Set problem: Return each line containing "matplotlib".

Input records:
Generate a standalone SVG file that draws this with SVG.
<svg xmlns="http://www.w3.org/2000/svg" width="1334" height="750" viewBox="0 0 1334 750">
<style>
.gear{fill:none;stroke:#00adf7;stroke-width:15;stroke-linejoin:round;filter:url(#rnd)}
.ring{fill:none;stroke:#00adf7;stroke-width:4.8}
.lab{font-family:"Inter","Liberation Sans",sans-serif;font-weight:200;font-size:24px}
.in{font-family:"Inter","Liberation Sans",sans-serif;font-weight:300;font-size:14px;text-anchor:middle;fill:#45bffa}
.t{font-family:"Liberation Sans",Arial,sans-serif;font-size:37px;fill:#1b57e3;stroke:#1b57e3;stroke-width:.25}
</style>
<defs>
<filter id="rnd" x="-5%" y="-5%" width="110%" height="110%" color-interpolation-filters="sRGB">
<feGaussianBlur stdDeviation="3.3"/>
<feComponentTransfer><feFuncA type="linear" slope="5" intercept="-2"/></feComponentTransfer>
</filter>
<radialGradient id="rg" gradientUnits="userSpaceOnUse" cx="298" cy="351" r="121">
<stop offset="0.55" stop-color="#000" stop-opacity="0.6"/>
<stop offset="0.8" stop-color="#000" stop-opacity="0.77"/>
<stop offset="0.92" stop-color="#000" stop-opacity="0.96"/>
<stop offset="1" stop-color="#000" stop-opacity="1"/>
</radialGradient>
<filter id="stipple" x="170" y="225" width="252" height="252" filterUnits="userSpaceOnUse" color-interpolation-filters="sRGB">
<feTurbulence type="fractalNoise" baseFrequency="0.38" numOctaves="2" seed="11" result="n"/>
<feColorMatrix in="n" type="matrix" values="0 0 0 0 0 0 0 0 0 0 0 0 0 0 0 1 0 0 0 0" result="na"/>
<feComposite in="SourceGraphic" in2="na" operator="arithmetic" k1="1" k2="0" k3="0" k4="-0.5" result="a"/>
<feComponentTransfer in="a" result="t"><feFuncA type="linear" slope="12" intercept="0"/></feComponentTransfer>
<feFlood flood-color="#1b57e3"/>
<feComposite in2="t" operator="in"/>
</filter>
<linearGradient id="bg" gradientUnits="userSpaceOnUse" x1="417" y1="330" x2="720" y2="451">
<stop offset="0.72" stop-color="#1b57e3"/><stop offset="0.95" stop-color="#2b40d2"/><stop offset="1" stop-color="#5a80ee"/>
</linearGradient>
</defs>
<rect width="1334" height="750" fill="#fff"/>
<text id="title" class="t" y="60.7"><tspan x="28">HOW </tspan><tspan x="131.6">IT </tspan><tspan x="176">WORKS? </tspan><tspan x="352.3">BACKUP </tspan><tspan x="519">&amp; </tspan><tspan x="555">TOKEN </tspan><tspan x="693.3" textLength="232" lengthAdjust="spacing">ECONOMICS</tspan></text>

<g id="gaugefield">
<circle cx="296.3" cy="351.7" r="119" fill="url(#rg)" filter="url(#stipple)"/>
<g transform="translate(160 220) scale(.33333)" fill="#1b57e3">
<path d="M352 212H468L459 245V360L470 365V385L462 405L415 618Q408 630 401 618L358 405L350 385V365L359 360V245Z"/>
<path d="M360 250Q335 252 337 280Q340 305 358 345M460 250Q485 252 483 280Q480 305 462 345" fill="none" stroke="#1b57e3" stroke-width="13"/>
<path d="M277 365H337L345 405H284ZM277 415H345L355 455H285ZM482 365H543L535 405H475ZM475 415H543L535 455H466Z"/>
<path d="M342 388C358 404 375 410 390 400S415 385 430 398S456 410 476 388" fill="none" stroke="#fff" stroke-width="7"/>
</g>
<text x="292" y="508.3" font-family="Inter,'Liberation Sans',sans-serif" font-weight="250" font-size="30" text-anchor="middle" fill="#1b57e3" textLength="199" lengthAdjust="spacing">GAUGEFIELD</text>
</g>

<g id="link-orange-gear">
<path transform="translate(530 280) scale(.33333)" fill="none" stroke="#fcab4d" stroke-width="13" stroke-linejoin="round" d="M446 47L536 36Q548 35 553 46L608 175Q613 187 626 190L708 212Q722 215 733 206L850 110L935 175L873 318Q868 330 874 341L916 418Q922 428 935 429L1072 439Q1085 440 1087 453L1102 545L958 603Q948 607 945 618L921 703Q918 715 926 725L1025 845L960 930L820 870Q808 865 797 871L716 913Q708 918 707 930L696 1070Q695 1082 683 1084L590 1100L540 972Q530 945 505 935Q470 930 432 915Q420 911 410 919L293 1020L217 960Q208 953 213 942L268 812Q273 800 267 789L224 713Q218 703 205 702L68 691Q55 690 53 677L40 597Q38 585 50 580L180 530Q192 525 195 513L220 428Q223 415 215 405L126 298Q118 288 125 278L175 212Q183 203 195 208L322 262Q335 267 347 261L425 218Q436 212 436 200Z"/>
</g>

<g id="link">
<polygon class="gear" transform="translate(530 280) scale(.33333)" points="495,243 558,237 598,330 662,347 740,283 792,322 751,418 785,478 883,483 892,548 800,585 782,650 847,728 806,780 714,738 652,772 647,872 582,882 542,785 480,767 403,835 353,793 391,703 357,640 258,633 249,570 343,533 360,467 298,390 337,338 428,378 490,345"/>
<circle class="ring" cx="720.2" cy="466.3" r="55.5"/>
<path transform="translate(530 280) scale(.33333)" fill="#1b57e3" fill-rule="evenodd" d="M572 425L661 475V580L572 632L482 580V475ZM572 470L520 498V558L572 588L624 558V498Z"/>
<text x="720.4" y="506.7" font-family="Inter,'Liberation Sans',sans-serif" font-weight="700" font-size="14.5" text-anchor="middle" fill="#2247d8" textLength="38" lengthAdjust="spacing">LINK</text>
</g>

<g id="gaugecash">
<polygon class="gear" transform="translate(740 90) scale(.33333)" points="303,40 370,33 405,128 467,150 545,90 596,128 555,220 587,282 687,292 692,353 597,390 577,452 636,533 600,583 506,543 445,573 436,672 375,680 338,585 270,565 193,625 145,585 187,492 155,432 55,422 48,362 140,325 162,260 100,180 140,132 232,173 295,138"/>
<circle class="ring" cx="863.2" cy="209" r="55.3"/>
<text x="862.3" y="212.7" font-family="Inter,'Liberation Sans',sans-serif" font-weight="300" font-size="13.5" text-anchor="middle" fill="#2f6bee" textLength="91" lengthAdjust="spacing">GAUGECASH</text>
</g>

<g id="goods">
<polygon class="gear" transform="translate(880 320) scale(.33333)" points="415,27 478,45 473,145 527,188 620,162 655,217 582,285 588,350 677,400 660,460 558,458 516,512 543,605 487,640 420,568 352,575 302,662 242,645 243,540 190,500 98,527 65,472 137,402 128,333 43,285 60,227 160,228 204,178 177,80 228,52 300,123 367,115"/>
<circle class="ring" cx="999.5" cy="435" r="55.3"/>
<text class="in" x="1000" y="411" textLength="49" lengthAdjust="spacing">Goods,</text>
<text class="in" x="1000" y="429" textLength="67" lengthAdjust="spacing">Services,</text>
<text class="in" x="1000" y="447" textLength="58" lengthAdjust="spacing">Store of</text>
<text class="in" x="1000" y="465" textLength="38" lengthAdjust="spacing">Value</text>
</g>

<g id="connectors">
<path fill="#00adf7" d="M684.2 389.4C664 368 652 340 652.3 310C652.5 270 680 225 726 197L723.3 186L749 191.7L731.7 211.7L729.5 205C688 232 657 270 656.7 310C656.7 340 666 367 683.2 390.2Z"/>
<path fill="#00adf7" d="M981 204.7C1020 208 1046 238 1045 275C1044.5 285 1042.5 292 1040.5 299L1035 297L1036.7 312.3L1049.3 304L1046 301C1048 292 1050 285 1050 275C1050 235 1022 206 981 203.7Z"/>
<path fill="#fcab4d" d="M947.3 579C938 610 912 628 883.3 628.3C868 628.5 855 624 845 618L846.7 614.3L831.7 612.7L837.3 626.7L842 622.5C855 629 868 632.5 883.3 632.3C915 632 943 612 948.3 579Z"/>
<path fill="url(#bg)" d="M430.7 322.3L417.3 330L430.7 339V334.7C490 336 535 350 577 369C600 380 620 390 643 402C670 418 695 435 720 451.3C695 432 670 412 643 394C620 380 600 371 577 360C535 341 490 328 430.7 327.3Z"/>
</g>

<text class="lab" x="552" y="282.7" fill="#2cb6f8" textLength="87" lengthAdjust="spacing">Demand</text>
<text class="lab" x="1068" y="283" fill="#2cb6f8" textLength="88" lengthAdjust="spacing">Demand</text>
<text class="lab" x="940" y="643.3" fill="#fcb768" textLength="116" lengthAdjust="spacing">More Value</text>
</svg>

==

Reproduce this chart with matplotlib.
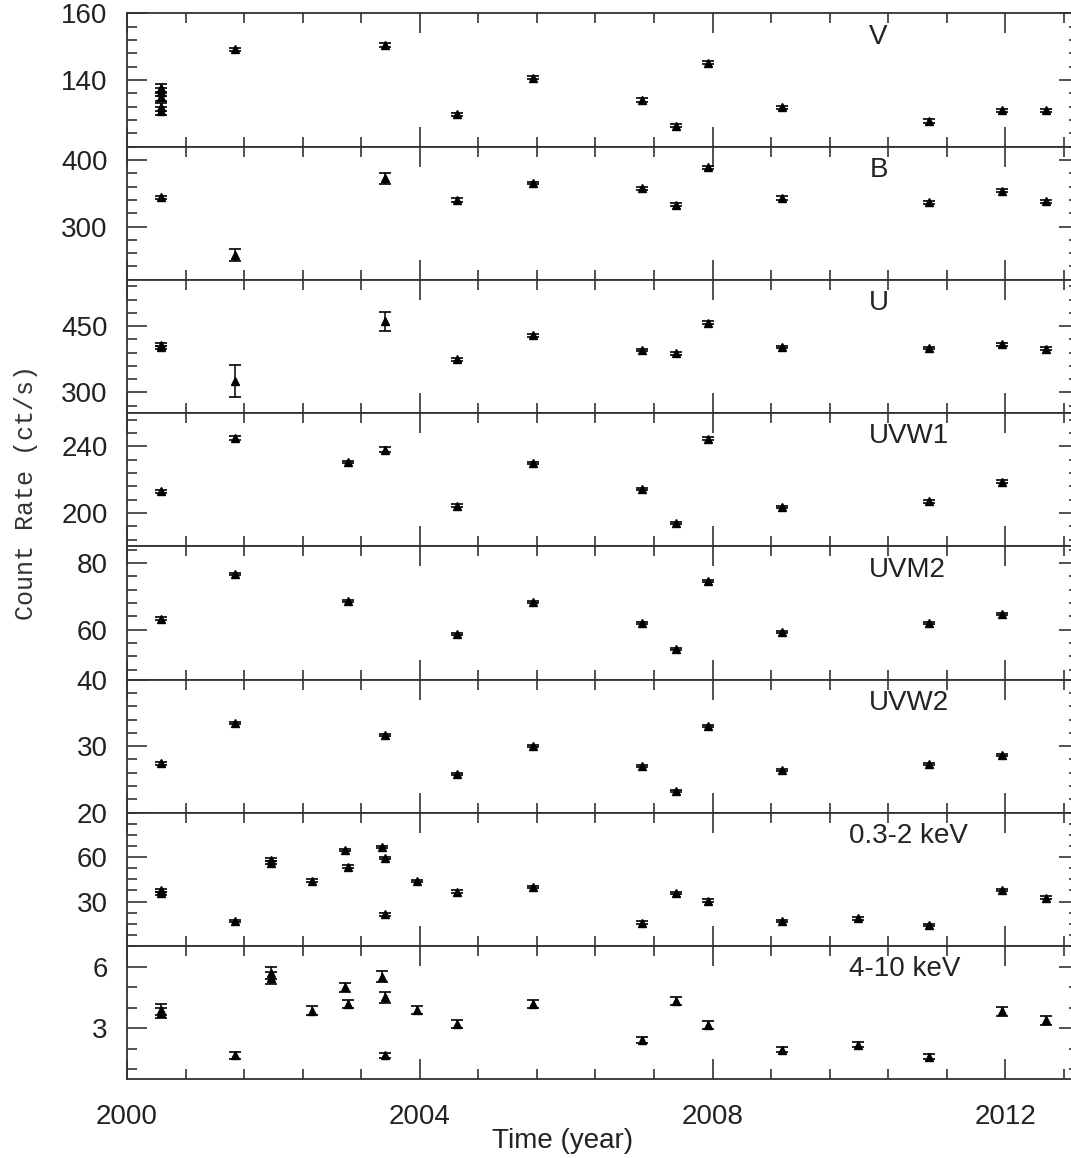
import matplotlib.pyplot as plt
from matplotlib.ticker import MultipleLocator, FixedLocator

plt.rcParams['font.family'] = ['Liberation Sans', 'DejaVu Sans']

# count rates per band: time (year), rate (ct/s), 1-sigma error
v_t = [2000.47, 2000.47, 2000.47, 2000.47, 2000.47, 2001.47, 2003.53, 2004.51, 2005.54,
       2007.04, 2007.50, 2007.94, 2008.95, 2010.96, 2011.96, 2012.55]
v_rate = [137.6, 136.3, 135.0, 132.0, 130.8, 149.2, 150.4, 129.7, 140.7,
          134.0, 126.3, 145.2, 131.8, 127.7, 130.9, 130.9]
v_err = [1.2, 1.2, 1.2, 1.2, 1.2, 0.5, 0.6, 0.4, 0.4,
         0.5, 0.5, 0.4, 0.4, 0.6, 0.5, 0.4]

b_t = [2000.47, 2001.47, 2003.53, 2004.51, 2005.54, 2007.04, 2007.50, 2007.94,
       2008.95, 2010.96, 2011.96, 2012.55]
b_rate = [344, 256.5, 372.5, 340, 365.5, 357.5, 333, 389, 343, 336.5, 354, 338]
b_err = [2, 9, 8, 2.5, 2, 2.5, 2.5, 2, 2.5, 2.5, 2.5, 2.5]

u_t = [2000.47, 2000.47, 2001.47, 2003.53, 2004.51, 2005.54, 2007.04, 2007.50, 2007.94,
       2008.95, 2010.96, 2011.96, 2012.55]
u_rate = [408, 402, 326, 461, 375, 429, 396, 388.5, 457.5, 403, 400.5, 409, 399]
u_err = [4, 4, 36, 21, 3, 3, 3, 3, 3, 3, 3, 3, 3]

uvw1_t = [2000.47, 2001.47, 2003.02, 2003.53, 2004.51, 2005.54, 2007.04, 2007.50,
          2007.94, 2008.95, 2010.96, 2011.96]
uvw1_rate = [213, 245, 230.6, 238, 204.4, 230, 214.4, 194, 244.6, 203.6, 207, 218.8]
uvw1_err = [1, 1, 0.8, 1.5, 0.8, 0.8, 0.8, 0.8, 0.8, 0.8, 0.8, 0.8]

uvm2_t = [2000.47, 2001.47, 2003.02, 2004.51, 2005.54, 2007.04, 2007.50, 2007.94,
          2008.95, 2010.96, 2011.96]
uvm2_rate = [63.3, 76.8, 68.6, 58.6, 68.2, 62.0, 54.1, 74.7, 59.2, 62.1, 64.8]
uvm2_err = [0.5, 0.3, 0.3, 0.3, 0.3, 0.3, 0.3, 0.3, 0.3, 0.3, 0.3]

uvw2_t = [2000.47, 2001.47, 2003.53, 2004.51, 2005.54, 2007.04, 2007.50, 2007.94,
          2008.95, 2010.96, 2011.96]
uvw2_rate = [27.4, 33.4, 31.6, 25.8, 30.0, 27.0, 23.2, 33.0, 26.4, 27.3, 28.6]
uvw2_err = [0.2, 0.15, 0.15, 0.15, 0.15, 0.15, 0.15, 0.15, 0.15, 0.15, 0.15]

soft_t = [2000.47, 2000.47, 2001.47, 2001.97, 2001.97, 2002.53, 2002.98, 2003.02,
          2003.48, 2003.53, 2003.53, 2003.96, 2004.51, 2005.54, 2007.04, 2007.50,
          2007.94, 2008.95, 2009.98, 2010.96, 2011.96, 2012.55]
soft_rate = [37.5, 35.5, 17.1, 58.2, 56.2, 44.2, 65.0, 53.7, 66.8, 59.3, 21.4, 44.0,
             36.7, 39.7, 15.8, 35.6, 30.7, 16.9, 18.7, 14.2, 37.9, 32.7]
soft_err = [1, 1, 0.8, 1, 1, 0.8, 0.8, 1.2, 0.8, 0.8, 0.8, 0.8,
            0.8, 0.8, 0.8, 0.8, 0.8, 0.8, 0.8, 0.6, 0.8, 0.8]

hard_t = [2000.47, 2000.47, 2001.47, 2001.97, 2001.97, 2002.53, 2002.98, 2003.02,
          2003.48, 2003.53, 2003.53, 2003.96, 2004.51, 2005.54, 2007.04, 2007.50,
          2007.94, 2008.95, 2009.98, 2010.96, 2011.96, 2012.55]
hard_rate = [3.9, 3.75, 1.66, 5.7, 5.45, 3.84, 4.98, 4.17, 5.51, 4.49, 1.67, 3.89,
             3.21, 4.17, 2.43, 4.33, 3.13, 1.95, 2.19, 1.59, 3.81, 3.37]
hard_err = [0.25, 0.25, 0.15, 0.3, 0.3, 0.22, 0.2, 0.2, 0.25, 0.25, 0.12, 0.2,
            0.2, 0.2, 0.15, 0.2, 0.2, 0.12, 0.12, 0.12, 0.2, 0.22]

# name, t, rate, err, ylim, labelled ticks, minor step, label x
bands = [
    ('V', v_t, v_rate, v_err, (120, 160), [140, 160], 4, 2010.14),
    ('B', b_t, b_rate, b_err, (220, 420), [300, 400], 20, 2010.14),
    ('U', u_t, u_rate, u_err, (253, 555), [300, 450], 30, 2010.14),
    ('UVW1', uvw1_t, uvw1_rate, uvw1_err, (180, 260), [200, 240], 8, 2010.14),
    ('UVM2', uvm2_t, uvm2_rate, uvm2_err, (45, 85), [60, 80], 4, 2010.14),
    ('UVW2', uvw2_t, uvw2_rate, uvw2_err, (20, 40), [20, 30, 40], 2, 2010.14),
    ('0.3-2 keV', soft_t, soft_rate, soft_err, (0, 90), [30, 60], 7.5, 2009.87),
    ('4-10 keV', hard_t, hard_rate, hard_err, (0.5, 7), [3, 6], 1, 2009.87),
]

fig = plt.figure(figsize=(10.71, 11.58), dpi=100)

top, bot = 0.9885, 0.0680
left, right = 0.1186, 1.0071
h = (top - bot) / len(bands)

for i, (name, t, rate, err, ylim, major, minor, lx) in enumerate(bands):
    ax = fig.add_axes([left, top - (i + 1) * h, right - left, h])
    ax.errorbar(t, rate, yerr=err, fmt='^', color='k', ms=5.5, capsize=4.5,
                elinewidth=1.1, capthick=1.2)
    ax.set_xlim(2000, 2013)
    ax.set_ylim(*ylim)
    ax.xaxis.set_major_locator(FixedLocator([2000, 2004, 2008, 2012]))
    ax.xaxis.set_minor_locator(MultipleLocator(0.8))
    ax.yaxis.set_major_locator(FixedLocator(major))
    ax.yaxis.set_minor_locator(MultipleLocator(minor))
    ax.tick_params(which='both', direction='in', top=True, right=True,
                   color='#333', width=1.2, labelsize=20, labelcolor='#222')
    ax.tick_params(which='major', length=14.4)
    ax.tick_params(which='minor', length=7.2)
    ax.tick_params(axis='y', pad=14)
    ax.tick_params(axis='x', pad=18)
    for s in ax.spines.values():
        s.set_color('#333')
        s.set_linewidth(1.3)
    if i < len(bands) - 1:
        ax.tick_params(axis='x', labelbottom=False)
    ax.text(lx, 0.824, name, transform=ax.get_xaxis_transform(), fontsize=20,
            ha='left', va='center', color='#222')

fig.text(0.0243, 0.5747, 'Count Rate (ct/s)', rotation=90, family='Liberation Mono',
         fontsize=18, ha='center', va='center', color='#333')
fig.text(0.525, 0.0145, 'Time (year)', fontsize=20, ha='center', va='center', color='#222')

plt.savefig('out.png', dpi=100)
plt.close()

* * *

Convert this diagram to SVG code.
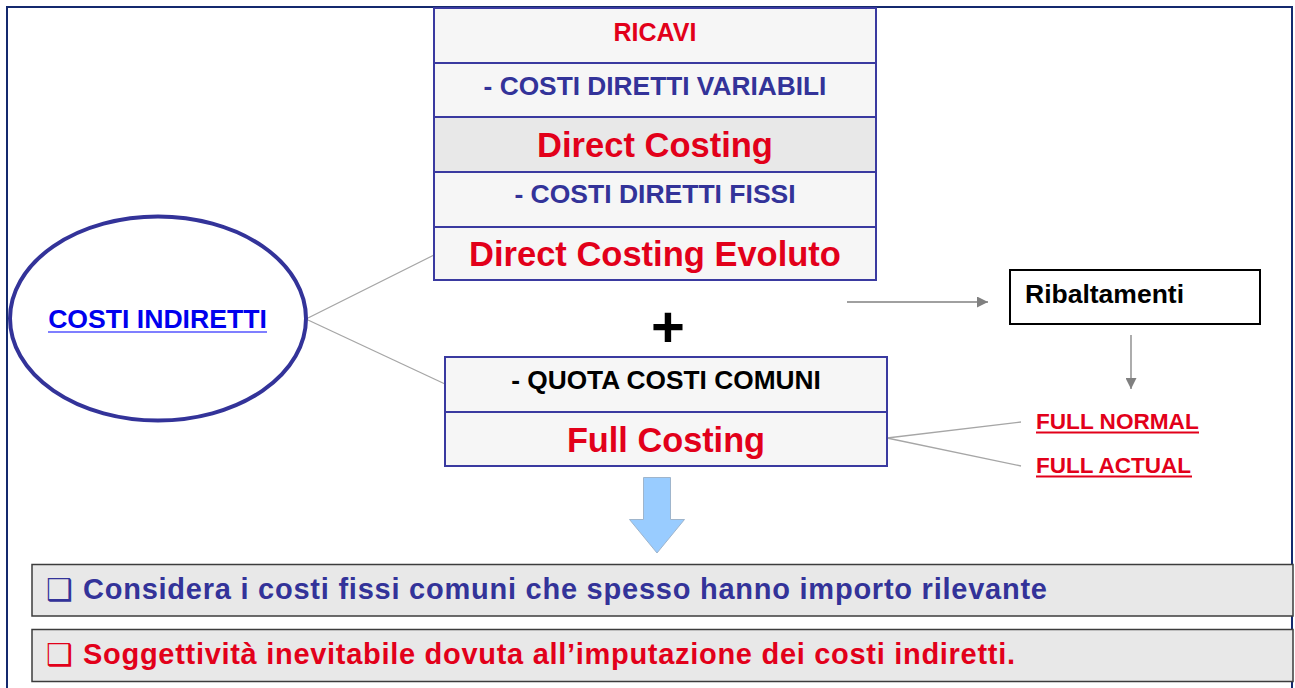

Answer to the problem:
Reproduce this chart with matplotlib.
import matplotlib.pyplot as plt
from matplotlib.ticker import MultipleLocator, FixedLocator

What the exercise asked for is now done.